A Internet não pode ser vista como uma aberração jurídica, capaz de impossibilitar a defesa dos direitos de personalidade, resguardando-os de ataques dos mais traiçoeiros. A dificuldade de se encontrar, no mundo virtual, os autores de ações de natureza lesiva ao direito alheio é serviço que exige esforços dos maiores, mas não é impossível. Assim fosse, poderíamos afirmar que no mundo real todos os crimes seriam solucionados
Encontrar o responsável pela exposição de artigos, fotos, e outras coisas mais que venham a agredir e ferir direito alheio é plenamente possível, tendo sido colocada em prática, em uma cidade do Estado de São Paulo, uma operação contra a propagação da pedofilia pela Internet. Vários hospedeiros de sites foram encontrados, bem como pessoas que freqüentemente acessavam tais páginas. Gradualmente, esse tipo de ilícito está sendo combatido, ilícito que possui, como um de seu viés, o caráter atentatório contra a dignidade humana.
No que concerne a identificação da relação de consumo existente entre o provedor e o usuário, está na disponibilização do serviço, mesmo que o mesmo seja oferecido de forma não onerosa, a exemplo do Orkut.
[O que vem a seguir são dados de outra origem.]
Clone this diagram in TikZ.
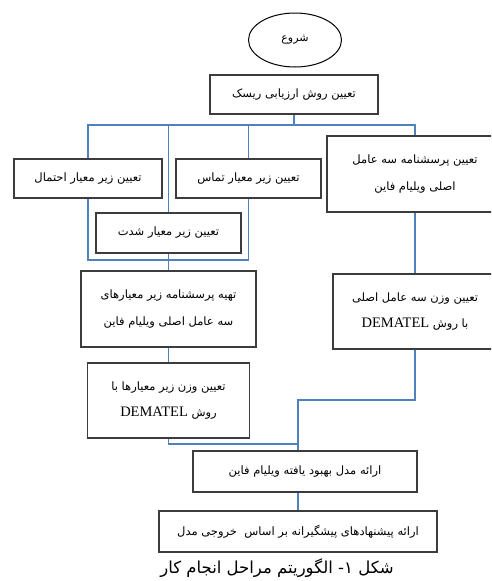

Posto que para que haja a relação de consumo, conforme fora explicitado anteriormente, a não onerosidade não significa que o fornecedor de serviços possa ser desobrigado de responsabilidade por algum dano causado. Todavia, o fornecedor tem responsabilidade objetiva pelo serviço disponibilizado.
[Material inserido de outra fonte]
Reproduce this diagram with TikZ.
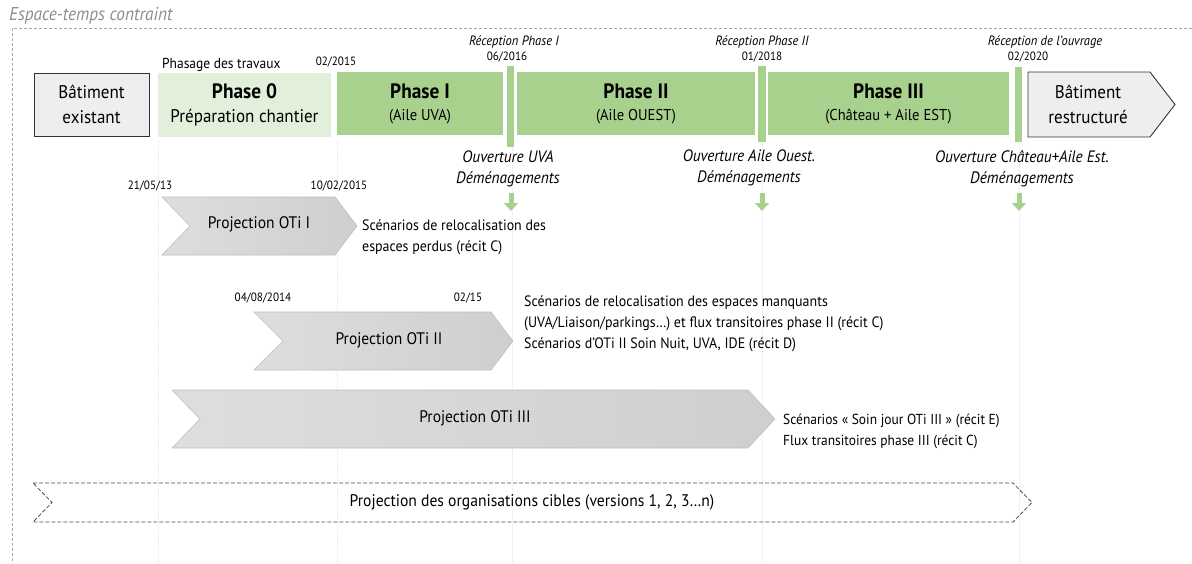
\documentclass[tikz,border=0pt]{standalone}
\usepackage{fontspec}
\setmainfont{PT Sans}[FakeStretch=0.93]
\usetikzlibrary{arrows.meta}
\definecolor{gA}{HTML}{A9D18E}
\definecolor{gB}{HTML}{E2EFDA}
\definecolor{boxg}{HTML}{EEEEEE}
\definecolor{chevb}{HTML}{B4C0D0}
\definecolor{gridc}{HTML}{EBEBEB}
\definecolor{framec}{HTML}{A6A6A6}
\definecolor{titlec}{HTML}{8C8C8C}
\begin{document}
\begin{tikzpicture}[x=1pt,y=-1pt,
  txt/.style={inner sep=0pt, align=center},
  lefttxt/.style={inner sep=0pt, align=left, anchor=west, font=\fontsize{15}{21}\selectfont},
  datetxt/.style={inner sep=0pt, font=\fontsize{12}{14}\selectfont},
  itxt/.style={inner sep=0pt, align=center, font=\fontsize{16.5}{21}\itshape},
  recep/.style={inner sep=0pt, font=\fontsize{13.5}{14}\itshape},
  greybox/.style={draw=black!80, line width=0.9pt, fill=boxg, inner sep=0pt, align=center, font=\fontsize{18.3}{25}\selectfont},
  phasebox/.style={fill=gA, inner sep=0pt, align=center, minimum height=63pt, font=\fontsize{15.7}{22}\selectfont},
  bar/.style={fill=gA, inner sep=0pt},
  chev/.style={left color=black!13, middle color=black!3, right color=black!19, shading angle=90},
  chevline/.style={draw=chevb, line width=0.6pt},
  projtxt/.style={inner sep=0pt, font=\fontsize{16.7}{20}\selectfont},
  garrow/.style={draw=gA, line width=5pt, -{Triangle[width=14pt,length=8pt]}},
  gridline/.style={draw=gridc, line width=0.6pt, dash pattern=on 2pt off 1pt},
  frame/.style={draw=framec, line width=0.8pt, dash pattern=on 3pt off 2pt}
]
\useasboundingbox (0,0) rectangle (1192,563);

% faint grid lines
\foreach \gx in {158,337,512,762,1019}{
  \draw[gridline] (\gx,140) -- (\gx,563);
}

% frame
\coordinate (frTR) at (1192,28);
\coordinate (frTL) at (12,28);
\coordinate (frBL) at (12,563);
\draw[frame] (frTR) -- (frTL) -- (frBL);
\node[anchor=west, inner sep=0pt, text=titlec, font=\fontsize{18.6}{20}\itshape] (title) at (9,16) {Espace-temps contraint};

% top row
\node[greybox, minimum width=115pt, minimum height=63pt] (exist) at (91.5,104.5) {Bâtiment\\existant};
\node[phasebox, fill=gB, minimum width=173pt, minimum height=64pt, font=\fontsize{18.3}{24}\selectfont] (ph0) at (244.5,105) {{\fontsize{20.8}{24}\bfseries Phase 0}\\Préparation chantier};
\node[phasebox, minimum width=166pt] (ph1) at (420,103.5) {{\fontsize{20.8}{22}\bfseries Phase I}\\(Aile UVA)};
\node[bar, minimum width=7pt, minimum height=81pt] (bar1) at (510.5,106.5) {};
\node[phasebox, minimum width=238pt] (ph2) at (636,103.5) {{\fontsize{20.8}{22}\bfseries Phase II}\\(Aile OUEST)};
\node[bar, minimum width=8pt, minimum height=76pt] (bar2) at (762,104) {};
\node[phasebox, minimum width=241pt] (ph3) at (888.5,103.5) {{\fontsize{20.8}{22}\bfseries Phase III}\\(Château + Aile EST)};
\node[bar, minimum width=7pt, minimum height=75pt] (bar3) at (1018.5,104.5) {};
\draw[draw=black!80, line width=0.9pt, fill=boxg] (1028,72) -- (1150,72) -- (1175,104.5) -- (1150,137) -- (1028,137) -- cycle;
\node[txt, font=\fontsize{18.3}{25}\selectfont] (rest) at (1088,104.5) {Bâtiment\\restructuré};

\node[txt, anchor=west, font=\fontsize{14.5}{15}\selectfont] (phasage) at (162,65) {Phasage des travaux};
\node[datetxt] (d0215) at (336,62) {02/2015};
\node[recep] (r1) at (514,42) {Réception Phase I};
\node[datetxt] (d0616) at (507,57) {06/2016};
\node[recep] (r2) at (762,42) {Réception Phase II};
\node[datetxt] (d0118) at (762,57) {01/2018};
\node[recep] (r3) at (1045,42) {Réception de l’ouvrage};
\node[datetxt] (d0220) at (1028,57) {02/2020};

% openings
\node[itxt] (o1) at (508,169) {Ouverture UVA\\Déménagements};
\node[itxt] (o2) at (749,168) {Ouverture Aile Ouest.\\Déménagements};
\node[itxt] (o3) at (1022,169) {Ouverture Château+Aile Est.\\Déménagements};
\coordinate (a1s) at (511,193); \coordinate (a1e) at (511,211);
\coordinate (a2s) at (762,193); \coordinate (a2e) at (762,211);
\coordinate (a3s) at (1019,193); \coordinate (a3e) at (1019,211);
\draw[garrow] (a1s) -- (a1e);
\draw[garrow] (a2s) -- (a2e);
\draw[garrow] (a3s) -- (a3e);

% Projection OTi I
\shade[chev] (162,197) -- (335,197) -- (357,226) -- (335,255) -- (162,255) -- (190,226) -- cycle;
\draw[chevline] (162,197) -- (335,197) -- (357,226) -- (335,255) -- (162,255) -- (190,226) -- cycle;
\node[projtxt] (p1) at (259,224) {Projection OTi I};
\node[datetxt] (d1a) at (150,186) {21/05/13};
\node[datetxt] (d1b) at (339,186) {10/02/2015};
\node[lefttxt] (s1) at (362,237.5) {Scénarios de relocalisation des\\espaces perdus (récit C)};

% Projection OTi II
\shade[chev] (254,312) -- (491,312) -- (513,341) -- (491,370) -- (254,370) -- (283,341) -- cycle;
\draw[chevline] (254,312) -- (491,312) -- (513,341) -- (491,370) -- (254,370) -- (283,341) -- cycle;
\node[projtxt] (p2) at (389,340) {Projection OTi II};
\node[datetxt] (d2a) at (263,298) {04/08/2014};
\node[datetxt] (d2b) at (468,298) {02/15};
\node[lefttxt] (s2) at (524,323.5) {Scénarios de relocalisation des espaces manquants\\(UVA/Liaison/parkings…) et flux transitoires phase II (récit C)\\Scénarios d’OTi II Soin Nuit, UVA, IDE (récit D)};

% Projection OTi III
\shade[chev] (172,390) -- (748,390) -- (775,419) -- (748,448) -- (172,448) -- (200,419) -- cycle;
\draw[chevline] (172,390) -- (748,390) -- (775,419) -- (748,448) -- (172,448) -- (200,419) -- cycle;
\node[projtxt] (p3) at (475,418) {Projection OTi III};
\node[lefttxt, font=\fontsize{14.5}{21}\selectfont] (s3) at (783,431.5) {Scénarios « Soin jour OTi III » (récit E)\\Flux transitoires phase III (récit C)};

% target organisations
\draw[draw=black!70, line width=0.8pt, dash pattern=on 4pt off 2pt] (33,483) -- (1013,483) -- (1032,502.5) -- (1013,522) -- (33,522) -- (52,502.5) -- cycle;
\node[txt, font=\fontsize{16.8}{20}\selectfont] (pc) at (532,502) {Projection des organisations cibles (versions 1, 2, 3…n)};
\end{tikzpicture}
\end{document}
Outrossim, o consumidor que não venha a utilizar dos serviços prestados pelo fornecedor, ainda assim, poderá ser alvo de algum ato ilícito que cause dano, sendo o fornecedor obrigado a repará-lo mediante o preceito de consumidor equiparado.
O principal instituto que norteia a responsabilidade do fornecedor in casu, trata-se do anonimato, ou seja, a partir do momento em que é fornecido o livre acesso às páginas de relacionamento, como o Orkut, onde não se percebe a obrigatoriedade da identificação do usuário, o fornecedor entrega nas mãos do usuário uma possibilidade de praticar fatos típicos através de sua incógnita. Sendo assim, vários danos podem ser ocasionados devido a essa liberdade de comunicação no anonimato. Por conseguinte, quando há o anonimato, não se pode qualificar o autor e dar continuidade na representação judicial, impossibilitando a aplicação de pena ao infrator.